# TASK OBJECTIVE
Tally the lines holding the word "this" and state the count by itself.

(begin)

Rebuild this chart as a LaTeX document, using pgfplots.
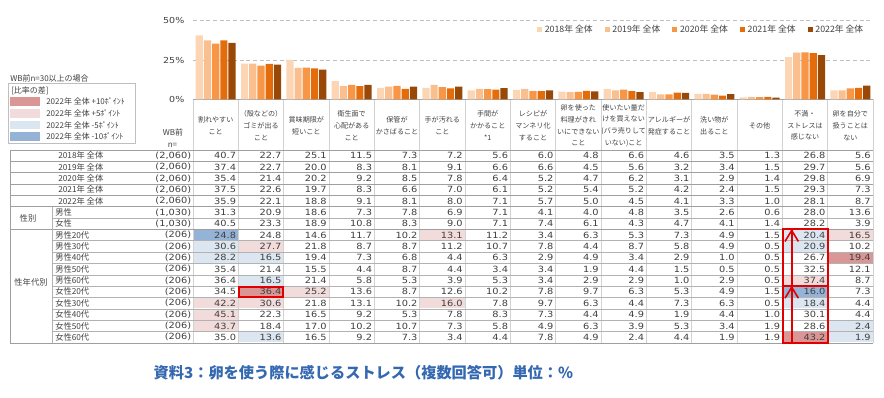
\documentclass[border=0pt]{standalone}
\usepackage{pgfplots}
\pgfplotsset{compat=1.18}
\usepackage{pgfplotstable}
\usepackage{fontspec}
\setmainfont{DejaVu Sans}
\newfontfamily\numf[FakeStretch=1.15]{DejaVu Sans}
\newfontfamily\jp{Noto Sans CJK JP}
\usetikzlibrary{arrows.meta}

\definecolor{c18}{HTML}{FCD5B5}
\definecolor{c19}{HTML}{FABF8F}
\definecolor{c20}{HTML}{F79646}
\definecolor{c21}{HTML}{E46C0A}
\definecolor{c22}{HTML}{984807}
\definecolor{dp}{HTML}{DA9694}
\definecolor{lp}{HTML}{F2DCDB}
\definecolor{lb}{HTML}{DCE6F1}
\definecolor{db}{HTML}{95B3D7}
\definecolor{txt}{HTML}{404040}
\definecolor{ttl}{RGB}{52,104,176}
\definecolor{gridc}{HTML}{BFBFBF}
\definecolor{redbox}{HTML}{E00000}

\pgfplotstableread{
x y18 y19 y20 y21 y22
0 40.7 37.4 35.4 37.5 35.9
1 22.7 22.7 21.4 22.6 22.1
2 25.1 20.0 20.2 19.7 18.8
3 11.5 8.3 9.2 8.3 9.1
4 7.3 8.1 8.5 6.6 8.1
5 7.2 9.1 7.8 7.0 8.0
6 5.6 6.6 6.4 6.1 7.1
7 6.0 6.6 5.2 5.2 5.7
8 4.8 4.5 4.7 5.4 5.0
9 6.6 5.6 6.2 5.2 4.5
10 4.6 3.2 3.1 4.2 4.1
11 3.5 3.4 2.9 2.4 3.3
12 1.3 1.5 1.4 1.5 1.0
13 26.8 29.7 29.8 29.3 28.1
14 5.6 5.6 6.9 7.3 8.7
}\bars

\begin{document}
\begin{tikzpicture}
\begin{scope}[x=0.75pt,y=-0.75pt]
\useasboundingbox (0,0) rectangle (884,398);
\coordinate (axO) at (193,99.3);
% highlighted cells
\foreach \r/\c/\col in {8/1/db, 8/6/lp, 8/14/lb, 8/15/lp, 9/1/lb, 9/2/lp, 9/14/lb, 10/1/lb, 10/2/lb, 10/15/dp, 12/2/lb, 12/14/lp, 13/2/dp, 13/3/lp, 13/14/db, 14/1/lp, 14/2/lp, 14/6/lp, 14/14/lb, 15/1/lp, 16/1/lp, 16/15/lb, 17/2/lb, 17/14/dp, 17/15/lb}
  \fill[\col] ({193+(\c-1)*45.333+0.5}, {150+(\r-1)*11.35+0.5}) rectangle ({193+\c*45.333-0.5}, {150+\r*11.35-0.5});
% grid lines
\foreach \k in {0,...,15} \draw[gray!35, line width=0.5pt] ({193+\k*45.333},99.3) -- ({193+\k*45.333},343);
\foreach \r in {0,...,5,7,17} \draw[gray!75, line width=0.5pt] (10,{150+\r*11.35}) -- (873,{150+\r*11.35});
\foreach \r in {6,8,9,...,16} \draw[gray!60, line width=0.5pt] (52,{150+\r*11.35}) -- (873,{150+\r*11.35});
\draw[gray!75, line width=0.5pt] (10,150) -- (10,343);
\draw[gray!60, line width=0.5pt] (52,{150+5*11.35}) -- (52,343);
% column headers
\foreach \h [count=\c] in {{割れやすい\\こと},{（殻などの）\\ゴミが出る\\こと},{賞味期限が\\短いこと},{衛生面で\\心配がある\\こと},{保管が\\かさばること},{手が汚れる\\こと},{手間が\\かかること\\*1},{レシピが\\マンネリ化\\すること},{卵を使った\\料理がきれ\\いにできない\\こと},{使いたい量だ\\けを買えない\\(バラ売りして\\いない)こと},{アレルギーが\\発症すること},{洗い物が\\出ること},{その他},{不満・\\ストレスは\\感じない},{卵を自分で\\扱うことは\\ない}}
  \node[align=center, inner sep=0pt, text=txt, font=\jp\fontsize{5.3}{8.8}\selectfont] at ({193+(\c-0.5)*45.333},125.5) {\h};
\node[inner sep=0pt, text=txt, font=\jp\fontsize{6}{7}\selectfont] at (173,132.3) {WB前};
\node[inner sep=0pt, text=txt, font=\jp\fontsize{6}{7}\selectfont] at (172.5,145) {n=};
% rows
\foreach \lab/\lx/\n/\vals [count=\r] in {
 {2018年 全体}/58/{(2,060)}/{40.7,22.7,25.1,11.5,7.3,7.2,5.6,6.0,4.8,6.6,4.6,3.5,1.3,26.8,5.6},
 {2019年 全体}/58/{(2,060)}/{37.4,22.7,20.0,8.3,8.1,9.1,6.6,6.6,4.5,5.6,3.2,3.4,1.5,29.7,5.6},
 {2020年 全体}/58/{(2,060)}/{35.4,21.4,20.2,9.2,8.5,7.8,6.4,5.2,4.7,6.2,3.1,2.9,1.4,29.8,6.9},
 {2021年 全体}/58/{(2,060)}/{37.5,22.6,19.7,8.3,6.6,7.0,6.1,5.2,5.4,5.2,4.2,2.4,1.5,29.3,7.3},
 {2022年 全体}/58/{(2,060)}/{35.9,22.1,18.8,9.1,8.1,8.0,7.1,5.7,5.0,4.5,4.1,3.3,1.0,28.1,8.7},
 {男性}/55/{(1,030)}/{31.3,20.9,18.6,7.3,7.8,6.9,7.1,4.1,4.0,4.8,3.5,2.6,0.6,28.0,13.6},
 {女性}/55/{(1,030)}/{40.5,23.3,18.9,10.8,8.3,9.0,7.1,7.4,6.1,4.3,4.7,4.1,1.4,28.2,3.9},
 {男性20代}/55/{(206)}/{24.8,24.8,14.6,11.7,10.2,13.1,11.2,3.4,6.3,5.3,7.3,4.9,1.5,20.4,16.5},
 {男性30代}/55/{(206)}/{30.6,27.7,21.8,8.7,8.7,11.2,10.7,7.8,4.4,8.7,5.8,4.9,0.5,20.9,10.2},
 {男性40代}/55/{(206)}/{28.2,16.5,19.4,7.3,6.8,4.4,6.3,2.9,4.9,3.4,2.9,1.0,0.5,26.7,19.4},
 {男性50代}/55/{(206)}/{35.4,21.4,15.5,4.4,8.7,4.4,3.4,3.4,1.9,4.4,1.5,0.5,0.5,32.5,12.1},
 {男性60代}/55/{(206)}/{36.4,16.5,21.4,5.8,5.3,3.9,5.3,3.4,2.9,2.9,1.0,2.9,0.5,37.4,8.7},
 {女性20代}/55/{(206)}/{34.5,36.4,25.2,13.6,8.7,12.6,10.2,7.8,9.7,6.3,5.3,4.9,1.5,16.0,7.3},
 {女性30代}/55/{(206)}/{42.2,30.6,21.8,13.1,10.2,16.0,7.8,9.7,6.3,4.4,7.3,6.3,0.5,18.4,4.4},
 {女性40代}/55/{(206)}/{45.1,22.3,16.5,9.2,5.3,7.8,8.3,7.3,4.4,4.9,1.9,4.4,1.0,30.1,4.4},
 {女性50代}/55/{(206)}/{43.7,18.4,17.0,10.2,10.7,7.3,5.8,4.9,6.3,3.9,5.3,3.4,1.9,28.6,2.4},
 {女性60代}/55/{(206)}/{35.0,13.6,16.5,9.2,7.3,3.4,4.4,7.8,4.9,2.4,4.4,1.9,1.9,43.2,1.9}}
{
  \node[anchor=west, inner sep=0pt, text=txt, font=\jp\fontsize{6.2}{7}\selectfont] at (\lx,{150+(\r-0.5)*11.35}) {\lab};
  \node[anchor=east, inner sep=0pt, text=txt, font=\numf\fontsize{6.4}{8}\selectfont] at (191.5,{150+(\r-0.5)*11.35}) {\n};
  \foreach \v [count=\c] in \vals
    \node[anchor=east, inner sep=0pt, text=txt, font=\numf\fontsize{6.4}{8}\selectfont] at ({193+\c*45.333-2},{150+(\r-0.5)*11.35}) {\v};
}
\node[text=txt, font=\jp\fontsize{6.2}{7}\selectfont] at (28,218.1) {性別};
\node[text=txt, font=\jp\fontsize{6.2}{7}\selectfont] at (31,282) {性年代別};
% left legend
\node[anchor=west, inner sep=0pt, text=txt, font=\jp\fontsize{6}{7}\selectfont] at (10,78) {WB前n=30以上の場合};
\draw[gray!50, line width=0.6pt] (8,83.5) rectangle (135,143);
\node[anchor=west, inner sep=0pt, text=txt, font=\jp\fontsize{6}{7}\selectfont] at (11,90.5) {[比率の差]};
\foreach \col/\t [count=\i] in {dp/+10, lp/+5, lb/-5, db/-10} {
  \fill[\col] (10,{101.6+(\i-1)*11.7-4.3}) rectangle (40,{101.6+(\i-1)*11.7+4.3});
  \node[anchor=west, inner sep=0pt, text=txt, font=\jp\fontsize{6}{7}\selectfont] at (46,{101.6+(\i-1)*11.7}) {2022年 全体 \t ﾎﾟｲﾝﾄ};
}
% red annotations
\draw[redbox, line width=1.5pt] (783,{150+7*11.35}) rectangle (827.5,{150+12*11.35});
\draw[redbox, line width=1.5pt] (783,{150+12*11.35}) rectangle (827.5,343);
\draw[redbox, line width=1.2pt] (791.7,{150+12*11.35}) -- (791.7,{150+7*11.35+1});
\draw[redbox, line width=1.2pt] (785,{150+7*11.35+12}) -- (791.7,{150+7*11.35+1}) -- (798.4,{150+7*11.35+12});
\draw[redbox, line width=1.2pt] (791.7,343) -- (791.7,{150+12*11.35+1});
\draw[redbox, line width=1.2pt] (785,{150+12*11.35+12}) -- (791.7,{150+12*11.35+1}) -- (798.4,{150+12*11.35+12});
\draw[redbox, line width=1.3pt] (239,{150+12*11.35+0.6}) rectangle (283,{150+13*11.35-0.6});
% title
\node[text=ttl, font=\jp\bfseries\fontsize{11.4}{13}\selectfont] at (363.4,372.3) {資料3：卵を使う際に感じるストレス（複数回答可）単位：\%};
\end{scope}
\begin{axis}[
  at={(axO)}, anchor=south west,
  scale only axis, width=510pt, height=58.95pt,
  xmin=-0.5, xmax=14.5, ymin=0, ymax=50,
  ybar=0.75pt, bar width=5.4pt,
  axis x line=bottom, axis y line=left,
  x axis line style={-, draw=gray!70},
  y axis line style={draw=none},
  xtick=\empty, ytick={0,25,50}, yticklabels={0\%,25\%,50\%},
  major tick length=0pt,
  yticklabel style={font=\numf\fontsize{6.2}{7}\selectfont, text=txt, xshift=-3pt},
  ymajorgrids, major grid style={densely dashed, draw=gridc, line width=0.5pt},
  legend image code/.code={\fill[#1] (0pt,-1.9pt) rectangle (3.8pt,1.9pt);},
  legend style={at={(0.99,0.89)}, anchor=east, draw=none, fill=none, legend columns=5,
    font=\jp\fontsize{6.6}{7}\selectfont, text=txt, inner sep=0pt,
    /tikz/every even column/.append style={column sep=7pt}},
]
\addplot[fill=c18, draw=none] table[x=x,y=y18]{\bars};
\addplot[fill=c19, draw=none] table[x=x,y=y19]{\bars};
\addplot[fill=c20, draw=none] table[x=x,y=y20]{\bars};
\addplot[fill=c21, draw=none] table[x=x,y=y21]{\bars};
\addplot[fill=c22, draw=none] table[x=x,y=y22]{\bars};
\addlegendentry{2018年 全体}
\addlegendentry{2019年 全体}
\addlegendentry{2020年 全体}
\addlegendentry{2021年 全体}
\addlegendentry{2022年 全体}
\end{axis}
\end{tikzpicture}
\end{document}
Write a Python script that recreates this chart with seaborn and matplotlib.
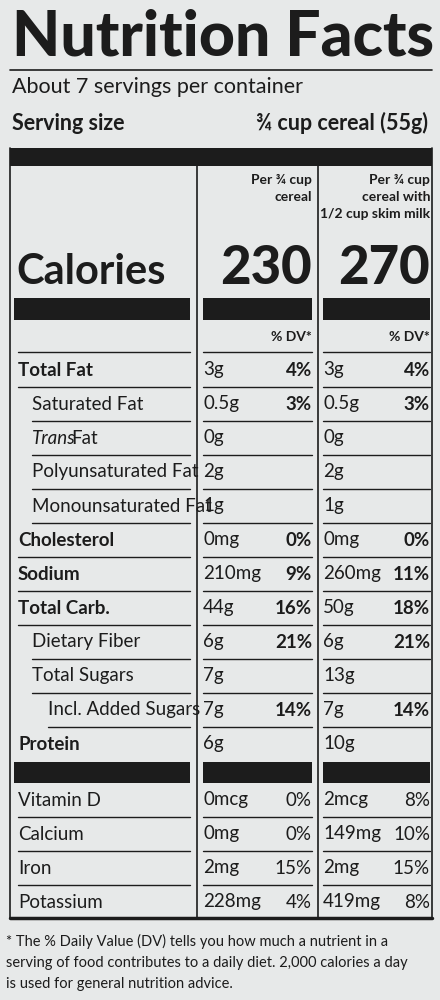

(end)

# OUTPUT OF THE TASK
2